The natural appeal and durability of timber makes it an indisputable option for fencing. However, timber fences are subject to plenty of abuse from harsh weather conditions such as hail, sun, snow and rainfall. Furthermore, continued soil to wood exposure often leads to gradual deterioration of timber, causing rotting on the ground. This article explains the best technique adopted by timber fencing contractors to set up rot-free timber fences much to the delight of homeowners.
Wood decay at ground level
Wood rot originating from the ground level often leads to insufficient support and results in the wooden posts tipping over. Sometimes an entire timber fence will fall this way, given that respective posts support one another. Therefore, when a single support has failed, the others are forced to bear the extra load resulting in cascade failure. This is a common failure that is characteristic of timber fences that experience rotting at ground level.

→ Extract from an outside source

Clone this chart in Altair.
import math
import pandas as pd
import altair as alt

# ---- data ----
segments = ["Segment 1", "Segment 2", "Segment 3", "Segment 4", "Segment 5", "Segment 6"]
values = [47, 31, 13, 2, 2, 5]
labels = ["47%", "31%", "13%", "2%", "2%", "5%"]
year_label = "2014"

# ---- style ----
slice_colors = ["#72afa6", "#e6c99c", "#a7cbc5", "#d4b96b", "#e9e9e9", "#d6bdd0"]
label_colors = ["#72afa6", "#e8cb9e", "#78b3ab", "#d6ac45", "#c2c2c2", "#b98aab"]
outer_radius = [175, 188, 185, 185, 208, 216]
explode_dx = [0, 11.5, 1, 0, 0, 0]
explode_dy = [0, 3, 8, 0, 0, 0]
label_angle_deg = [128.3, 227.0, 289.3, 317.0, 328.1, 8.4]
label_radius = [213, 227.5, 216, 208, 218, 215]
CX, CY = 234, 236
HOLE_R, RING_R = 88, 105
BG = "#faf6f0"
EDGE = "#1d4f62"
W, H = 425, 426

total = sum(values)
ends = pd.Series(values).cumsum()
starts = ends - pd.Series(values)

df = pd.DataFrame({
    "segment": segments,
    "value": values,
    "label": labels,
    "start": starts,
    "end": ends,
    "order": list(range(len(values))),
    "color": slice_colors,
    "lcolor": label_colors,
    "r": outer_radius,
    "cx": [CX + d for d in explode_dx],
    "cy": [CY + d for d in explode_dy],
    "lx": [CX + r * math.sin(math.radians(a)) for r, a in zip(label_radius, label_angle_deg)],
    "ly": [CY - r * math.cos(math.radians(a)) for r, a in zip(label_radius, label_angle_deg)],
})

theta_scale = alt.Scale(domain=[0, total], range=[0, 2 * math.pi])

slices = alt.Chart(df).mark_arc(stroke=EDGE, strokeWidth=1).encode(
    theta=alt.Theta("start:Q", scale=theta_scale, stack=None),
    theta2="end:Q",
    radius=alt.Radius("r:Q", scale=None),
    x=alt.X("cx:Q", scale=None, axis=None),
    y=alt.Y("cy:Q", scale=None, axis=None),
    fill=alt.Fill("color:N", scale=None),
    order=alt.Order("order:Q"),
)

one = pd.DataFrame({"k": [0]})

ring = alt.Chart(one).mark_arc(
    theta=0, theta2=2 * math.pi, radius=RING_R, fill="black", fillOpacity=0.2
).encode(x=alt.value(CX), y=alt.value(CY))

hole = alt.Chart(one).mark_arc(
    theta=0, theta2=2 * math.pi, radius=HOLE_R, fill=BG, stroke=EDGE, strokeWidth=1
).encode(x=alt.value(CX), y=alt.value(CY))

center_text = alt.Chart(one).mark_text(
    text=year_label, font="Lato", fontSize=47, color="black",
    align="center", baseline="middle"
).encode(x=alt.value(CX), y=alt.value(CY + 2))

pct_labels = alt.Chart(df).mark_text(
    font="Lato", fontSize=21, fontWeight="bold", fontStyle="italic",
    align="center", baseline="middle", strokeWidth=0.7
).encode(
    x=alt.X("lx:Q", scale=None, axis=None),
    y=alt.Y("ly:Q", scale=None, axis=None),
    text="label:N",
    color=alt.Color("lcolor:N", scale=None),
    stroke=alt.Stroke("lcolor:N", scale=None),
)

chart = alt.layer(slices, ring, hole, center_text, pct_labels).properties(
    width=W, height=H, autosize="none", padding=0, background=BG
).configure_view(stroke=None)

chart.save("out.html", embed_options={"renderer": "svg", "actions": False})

Setting the wooden posts in concrete
The traditional technique of digging holes, placing wooden posts and adding dry concrete and flooding with water works to some extent although it is not totally effective. This is because it often leaves some sections of the post exposed to the soil, which ultimately causes rot. Basically, the concrete covered portions of the posts are fine. The failure often originates a few inches over the concrete where the soil has been backfilled. Over time, the exposure of the small section of wood to the wet soil acts similar to a microbial saw, leading to gradual rot and sapping away at the post's strength. With the lower section of the post strongly secured in concrete, and just a few inches above it subjected to the rot-causing soil elements, the ground level collapse of the wooden posts is guaranteed.
The best method
The best method performed by timber fencing contractors is to plough holes for wooden posts and after that line the base section with plenty of crushed rock. After that, the wooden posts are placed on the crushed rock. The crushed stone forces moisture to scatter away from the post base. Then, a perfect concrete mix is prepared in a wheelbarrow and added to the respective holes. Contractors prefer to mix concrete separately outside the hole as it guarantees a much stronger pour and eliminates dry air spaces inside the resulting mixture. Concrete's fill depth is crucial to longevity and rot prevention. Contractors prefer to fill the entire hole with concrete up to the soil level. If not, crushed stone may be used to backfill the hole up to the ground level. Both these practices prevent soil-to-wood exposure on top of the concrete.